** What is expected **
Retype, exactly as they stand, the lines from the start of the data to the line that contains "bottom = [0.0268, 0.0288, 0.0313, 0.0336]", both ends included. Leave the pictures out.
○ ○ ○
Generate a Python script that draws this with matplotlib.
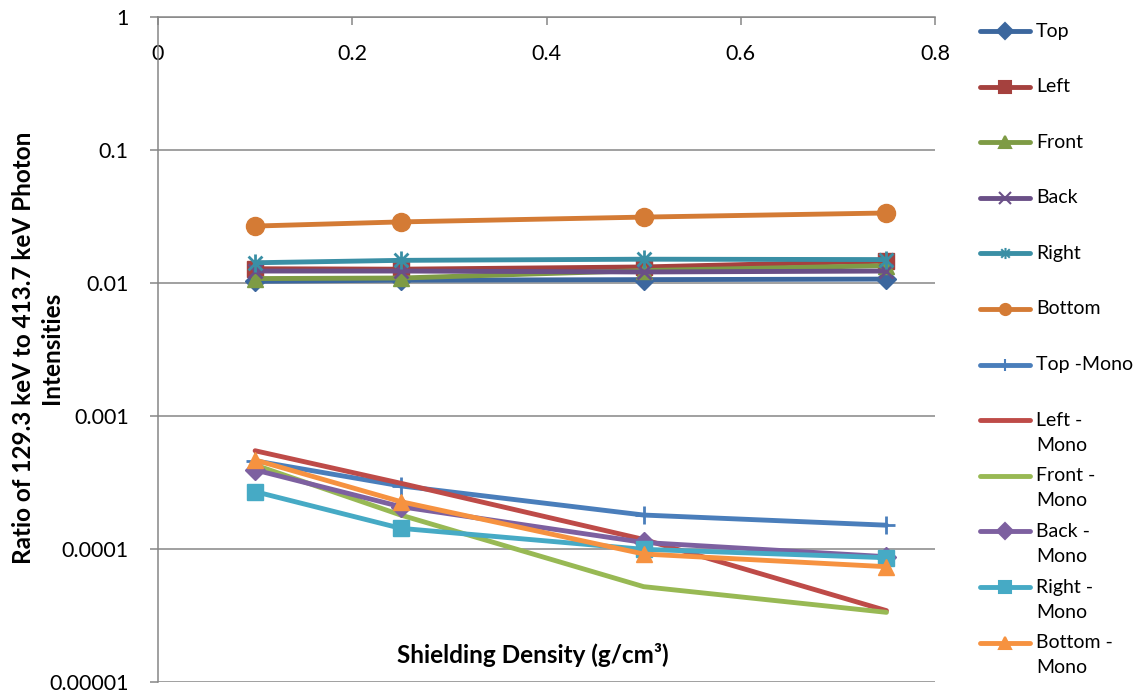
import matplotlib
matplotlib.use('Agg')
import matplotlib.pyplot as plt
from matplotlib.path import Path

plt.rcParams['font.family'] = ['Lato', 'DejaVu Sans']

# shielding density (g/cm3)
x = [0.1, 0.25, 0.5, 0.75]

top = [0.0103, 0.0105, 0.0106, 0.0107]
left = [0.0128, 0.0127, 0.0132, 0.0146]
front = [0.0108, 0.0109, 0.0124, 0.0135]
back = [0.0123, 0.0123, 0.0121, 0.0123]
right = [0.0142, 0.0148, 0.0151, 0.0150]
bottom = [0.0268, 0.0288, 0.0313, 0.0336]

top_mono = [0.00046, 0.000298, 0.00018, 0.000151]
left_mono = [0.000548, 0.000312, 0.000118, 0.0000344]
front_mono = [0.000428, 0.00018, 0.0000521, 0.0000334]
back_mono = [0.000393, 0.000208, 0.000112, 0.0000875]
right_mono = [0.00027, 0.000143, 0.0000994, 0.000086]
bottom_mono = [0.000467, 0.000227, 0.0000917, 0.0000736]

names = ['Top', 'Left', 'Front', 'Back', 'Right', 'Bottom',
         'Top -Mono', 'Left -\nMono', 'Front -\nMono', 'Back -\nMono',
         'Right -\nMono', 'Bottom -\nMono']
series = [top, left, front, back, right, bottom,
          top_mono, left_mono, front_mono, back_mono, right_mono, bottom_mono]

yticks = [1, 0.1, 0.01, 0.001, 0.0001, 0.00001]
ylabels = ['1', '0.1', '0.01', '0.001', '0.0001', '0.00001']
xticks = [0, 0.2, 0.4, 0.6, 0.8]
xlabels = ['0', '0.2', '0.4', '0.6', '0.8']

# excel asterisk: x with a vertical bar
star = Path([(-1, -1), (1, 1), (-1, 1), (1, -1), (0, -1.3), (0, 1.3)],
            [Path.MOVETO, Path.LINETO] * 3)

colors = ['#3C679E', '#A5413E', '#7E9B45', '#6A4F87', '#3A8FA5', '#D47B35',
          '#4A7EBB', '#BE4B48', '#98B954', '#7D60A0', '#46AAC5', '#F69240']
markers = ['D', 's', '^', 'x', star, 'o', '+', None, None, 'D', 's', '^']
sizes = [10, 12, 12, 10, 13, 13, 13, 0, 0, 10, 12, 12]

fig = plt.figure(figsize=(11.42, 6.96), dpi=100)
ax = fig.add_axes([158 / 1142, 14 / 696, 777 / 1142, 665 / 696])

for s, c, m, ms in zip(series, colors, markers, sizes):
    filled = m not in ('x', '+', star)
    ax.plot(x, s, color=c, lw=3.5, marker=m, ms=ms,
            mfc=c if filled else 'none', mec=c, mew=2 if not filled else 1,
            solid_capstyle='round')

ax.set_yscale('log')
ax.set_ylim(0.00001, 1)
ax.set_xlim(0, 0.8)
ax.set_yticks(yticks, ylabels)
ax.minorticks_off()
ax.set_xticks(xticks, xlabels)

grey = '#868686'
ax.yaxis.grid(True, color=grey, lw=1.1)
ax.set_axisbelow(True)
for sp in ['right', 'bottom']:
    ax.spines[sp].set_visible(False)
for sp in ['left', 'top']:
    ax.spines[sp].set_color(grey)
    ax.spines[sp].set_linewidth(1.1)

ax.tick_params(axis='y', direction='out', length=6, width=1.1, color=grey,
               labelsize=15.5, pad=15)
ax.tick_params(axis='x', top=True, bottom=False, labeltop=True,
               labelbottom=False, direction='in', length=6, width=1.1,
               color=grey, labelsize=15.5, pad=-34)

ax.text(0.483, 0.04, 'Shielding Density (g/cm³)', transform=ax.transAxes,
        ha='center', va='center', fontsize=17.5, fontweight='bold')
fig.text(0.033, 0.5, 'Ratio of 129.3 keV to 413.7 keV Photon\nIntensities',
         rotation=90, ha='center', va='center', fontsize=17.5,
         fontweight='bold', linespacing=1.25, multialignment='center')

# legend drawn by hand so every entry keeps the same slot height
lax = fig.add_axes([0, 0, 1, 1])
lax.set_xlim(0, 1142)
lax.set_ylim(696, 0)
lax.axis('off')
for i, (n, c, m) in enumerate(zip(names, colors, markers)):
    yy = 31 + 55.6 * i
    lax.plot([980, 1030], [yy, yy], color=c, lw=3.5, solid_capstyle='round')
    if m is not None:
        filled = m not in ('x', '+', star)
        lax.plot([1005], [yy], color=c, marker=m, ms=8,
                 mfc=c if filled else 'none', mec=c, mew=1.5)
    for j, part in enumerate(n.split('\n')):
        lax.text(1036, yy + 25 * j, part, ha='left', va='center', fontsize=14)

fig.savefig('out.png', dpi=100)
○ ○ ○
** Solution **
Generate a Python script that draws this with matplotlib.
import matplotlib
matplotlib.use('Agg')
import matplotlib.pyplot as plt
from matplotlib.path import Path

plt.rcParams['font.family'] = ['Lato', 'DejaVu Sans']

# shielding density (g/cm3)
x = [0.1, 0.25, 0.5, 0.75]

top = [0.0103, 0.0105, 0.0106, 0.0107]
left = [0.0128, 0.0127, 0.0132, 0.0146]
front = [0.0108, 0.0109, 0.0124, 0.0135]
back = [0.0123, 0.0123, 0.0121, 0.0123]
right = [0.0142, 0.0148, 0.0151, 0.0150]
bottom = [0.0268, 0.0288, 0.0313, 0.0336]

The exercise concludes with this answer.